TASK STATEMENT: Starting with the first line of the data below, copy each line up to and including the one containing "dft_u2 = [1.42, 1.44, 1.46, 1.48, 1.50, 1.52]". Pictures stay out.

BEGIN

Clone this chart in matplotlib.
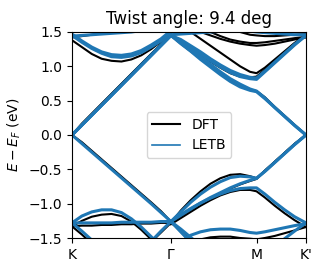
import numpy as np
import matplotlib
matplotlib.use("Agg")
import matplotlib.pyplot as plt

n = np.nan

# k-path positions: K -> Gamma -> M -> K'
kpath = [0.0, 0.1, 0.2, 0.3, 0.4, 0.5, 0.6, 0.7, 0.8, 0.9, 1.0,
         1.1, 1.2, 1.3, 1.4, 1.5, 1.6, 1.7, 1.8, 1.866,
         1.95, 2.05, 2.15, 2.25, 2.366]
tick_pos = [0.0, 1.0, 1.866, 2.366]
tick_labels = ["K", "Γ", "M", "K'"]

# -------------------------------
# DFT bands (eV)
# -------------------------------
dft_c1 = [0.00, 0.165, 0.31, 0.455, 0.60, 0.745, 0.89, 1.035, 1.18, 1.32, 1.45,
          1.33, 1.22, 1.11, 1.00, 0.89, 0.79, 0.71, 0.66, 0.64, 0.55, 0.41, 0.28, 0.15, 0.00]
dft_c2 = [0.00, 0.16, 0.305, 0.45, 0.595, 0.74, 0.885, 1.03, 1.175, 1.315, 1.45,
          1.37, 1.27, 1.17, 1.07, 0.98, 0.90, 0.85, 0.84, 0.85, 0.95, 1.08, 1.20, 1.33, 1.45]
dft_c3 = [n] * 12 + [1.50, 1.40, 1.30, 1.20, 1.10, 1.00, 0.92, 0.90, 0.98, 1.10, 1.22, 1.34, 1.45]
dft_c4 = [n] * 13 + [1.50, 1.45, 1.40, 1.36, 1.33, 1.31, 1.30, 1.31, 1.33, 1.36, 1.39, 1.42]
dft_c5 = [n] * 14 + [1.50, 1.44, 1.39, 1.36, 1.34, 1.34, 1.35, 1.37, 1.39, 1.41, 1.43]
dft_c6 = [n] * 17 + [1.50, 1.46, 1.45, 1.44, 1.44, 1.45, 1.46, 1.47]
dft_u1 = [1.38, 1.28, 1.18, 1.11, 1.08, 1.07, 1.10, 1.16, 1.25, 1.36, 1.52] + [n] * 14
dft_u2 = [1.42, 1.44, 1.46, 1.48, 1.50, 1.52] + [n] * 19

dft_v1 = [0.00, -0.105, -0.23, -0.355, -0.48, -0.605, -0.73, -0.855, -0.98, -1.11, -1.26,
          -1.41, -1.56] + [n] * 12
dft_v2 = [n] * 8 + [-1.56, -1.42, -1.28, -1.10, -0.95, -0.82, -0.71, -0.63, -0.58, -0.57,
                    -0.60, -0.63, -0.52, -0.39, -0.26, -0.13, 0.00]
dft_v3 = [n] * 10 + [-1.28, -1.18, -1.09, -1.00, -0.92, -0.85, -0.78, -0.72, -0.67, -0.64,
                     -0.52, -0.39, -0.26, -0.13, 0.00]
dft_v4 = [n] * 10 + [-1.30, -1.21, -1.12, -1.03, -0.95, -0.88, -0.83, -0.80, -0.80, -0.82,
                     -0.91, -1.03, -1.14, -1.24, -1.34]
dft_flat = [-1.33, -1.32, -1.32, -1.31, -1.31, -1.30, -1.30, -1.29, -1.29, -1.28, -1.28,
            -1.38, -1.50, -1.62] + [n] * 11
dft_arc = [-1.33, -1.25, -1.19, -1.16, -1.15, -1.18, -1.26, -1.38, -1.52, -1.66] + [n] * 15
dft_steep = [-1.33, -1.45, -1.58] + [n] * 22
dft_low = [n] * 13 + [-1.52, -1.49, -1.48, -1.48, -1.50, -1.51, -1.52, -1.50, -1.47, -1.43,
                      -1.39, -1.34]

# -------------------------------
# LETB bands (eV)
# -------------------------------
letb_c1 = [0.00, 0.145, 0.29, 0.435, 0.58, 0.725, 0.87, 1.015, 1.16, 1.305, 1.45,
           1.33, 1.22, 1.10, 0.99, 0.88, 0.78, 0.70, 0.65, 0.63, 0.53, 0.40, 0.27, 0.14, 0.00]
letb_c1b = [0.00, 0.145, 0.29, 0.435, 0.58, 0.725, 0.87, 1.015, 1.16, 1.305, 1.45,
            1.35, 1.25, 1.14, 1.03, 0.92, 0.82, 0.74, 0.67, 0.64, 0.54, 0.40, 0.27, 0.14, 0.00]
letb_c2 = [0.00, 0.145, 0.29, 0.435, 0.58, 0.725, 0.87, 1.015, 1.16, 1.305, 1.45,
           1.37, 1.28, 1.18, 1.08, 0.99, 0.91, 0.85, 0.82, 0.81, 0.92, 1.05, 1.18, 1.31, 1.45]
letb_c2b = [0.00, 0.145, 0.29, 0.435, 0.58, 0.725, 0.87, 1.015, 1.16, 1.305, 1.45,
            1.39, 1.30, 1.21, 1.11, 1.02, 0.94, 0.88, 0.84, 0.83, 0.93, 1.06, 1.19, 1.32, 1.45]
letb_u1 = [1.47, 1.37, 1.28, 1.21, 1.17, 1.16, 1.18, 1.23, 1.31, 1.40, 1.52] + [n] * 14
letb_u2 = [1.45, 1.35, 1.26, 1.19, 1.14, 1.13, 1.15, 1.20, 1.28, 1.37, 1.49] + [n] * 14
letb_top1 = [1.44, 1.45, 1.46, 1.47, 1.48, 1.49, 1.50, 1.52] + [n] * 17
letb_top2 = [n] * 10 + [1.46, 1.47, 1.48, 1.49, 1.50, 1.51] + [n] * 9
letb_top3 = [n] * 18 + [1.51, 1.50, 1.49, 1.48, 1.47, 1.46, 1.46]

letb_v1 = [0.00, -0.125, -0.25, -0.375, -0.50, -0.625, -0.75, -0.875, -1.00, -1.13, -1.26,
           -1.41, -1.56] + [n] * 12
letb_v2 = [n] * 8 + [-1.55, -1.40, -1.26, -1.12, -0.98, -0.86, -0.76, -0.68, -0.62, -0.60,
                     -0.61, -0.63, -0.53, -0.40, -0.27, -0.14, 0.00]
letb_v3 = [n] * 10 + [-1.26, -1.17, -1.08, -0.99, -0.91, -0.84, -0.77, -0.71, -0.66, -0.63,
                      -0.53, -0.40, -0.27, -0.14, 0.00]
letb_v4 = [n] * 10 + [-1.26, -1.16, -1.07, -0.99, -0.92, -0.86, -0.81, -0.78, -0.77, -0.77,
                      -0.86, -0.98, -1.09, -1.19, -1.28]
letb_flat = [-1.28, -1.28, -1.28, -1.28, -1.28, -1.27, -1.27, -1.27, -1.27, -1.26, -1.26,
             -1.37, -1.49, -1.61] + [n] * 11
letb_arc = [-1.28, -1.18, -1.12, -1.09, -1.09, -1.13, -1.22, -1.34, -1.48, -1.62] + [n] * 15
letb_steep = [-1.28, -1.40, -1.53] + [n] * 22
letb_low = [n] * 11 + [-1.56, -1.46, -1.41, -1.38, -1.37, -1.37, -1.39, -1.42, -1.43,
                       -1.41, -1.38, -1.35, -1.32, -1.29]
letb_kp = [n] * 21 + [-1.62, -1.51, -1.40, -1.28]

dft_bands = [dft_c1, dft_c2, dft_c3, dft_c4, dft_c5, dft_c6, dft_u1, dft_u2,
             dft_v1, dft_v2, dft_v3, dft_v4, dft_flat, dft_arc, dft_steep, dft_low]
letb_bands = [letb_c1, letb_c1b, letb_c2, letb_c2b, letb_u1, letb_u2, letb_top1,
              letb_top2, letb_top3, letb_v1, letb_v2, letb_v3, letb_v4, letb_flat,
              letb_arc, letb_steep, letb_low, letb_kp]

# -------------------------------
# PLOT
# -------------------------------
fig = plt.figure(figsize=(3.22, 2.72), dpi=100)
ax = fig.add_axes([0.2236, 0.125, 0.7267, 0.7574])

for i, band in enumerate(dft_bands):
    ax.plot(kpath, band, color="k", lw=1.5, label="DFT" if i == 0 else None)
for i, band in enumerate(letb_bands):
    ax.plot(kpath, band, color="C0", lw=2.2, label="LETB" if i == 0 else None)

ax.set_xlim(0, 2.366)
ax.set_ylim(-1.5, 1.5)
ax.set_xticks(tick_pos)
ax.set_xticklabels(tick_labels)
ax.set_yticks([-1.5, -1.0, -0.5, 0.0, 0.5, 1.0, 1.5])
ax.set_ylabel(r"$E - E_F$ (eV)")
ax.set_title("Twist angle: 9.4 deg")
leg = ax.legend(loc="center")
leg.get_lines()[1].set_linewidth(1.2)

fig.savefig("out.png", dpi=100)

END

WORKED ANSWER:
Clone this chart in matplotlib.
import numpy as np
import matplotlib
matplotlib.use("Agg")
import matplotlib.pyplot as plt

n = np.nan

# k-path positions: K -> Gamma -> M -> K'
kpath = [0.0, 0.1, 0.2, 0.3, 0.4, 0.5, 0.6, 0.7, 0.8, 0.9, 1.0,
         1.1, 1.2, 1.3, 1.4, 1.5, 1.6, 1.7, 1.8, 1.866,
         1.95, 2.05, 2.15, 2.25, 2.366]
tick_pos = [0.0, 1.0, 1.866, 2.366]
tick_labels = ["K", "Γ", "M", "K'"]

# -------------------------------
# DFT bands (eV)
# -------------------------------
dft_c1 = [0.00, 0.165, 0.31, 0.455, 0.60, 0.745, 0.89, 1.035, 1.18, 1.32, 1.45,
          1.33, 1.22, 1.11, 1.00, 0.89, 0.79, 0.71, 0.66, 0.64, 0.55, 0.41, 0.28, 0.15, 0.00]
dft_c2 = [0.00, 0.16, 0.305, 0.45, 0.595, 0.74, 0.885, 1.03, 1.175, 1.315, 1.45,
          1.37, 1.27, 1.17, 1.07, 0.98, 0.90, 0.85, 0.84, 0.85, 0.95, 1.08, 1.20, 1.33, 1.45]
dft_c3 = [n] * 12 + [1.50, 1.40, 1.30, 1.20, 1.10, 1.00, 0.92, 0.90, 0.98, 1.10, 1.22, 1.34, 1.45]
dft_c4 = [n] * 13 + [1.50, 1.45, 1.40, 1.36, 1.33, 1.31, 1.30, 1.31, 1.33, 1.36, 1.39, 1.42]
dft_c5 = [n] * 14 + [1.50, 1.44, 1.39, 1.36, 1.34, 1.34, 1.35, 1.37, 1.39, 1.41, 1.43]
dft_c6 = [n] * 17 + [1.50, 1.46, 1.45, 1.44, 1.44, 1.45, 1.46, 1.47]
dft_u1 = [1.38, 1.28, 1.18, 1.11, 1.08, 1.07, 1.10, 1.16, 1.25, 1.36, 1.52] + [n] * 14
dft_u2 = [1.42, 1.44, 1.46, 1.48, 1.50, 1.52] + [n] * 19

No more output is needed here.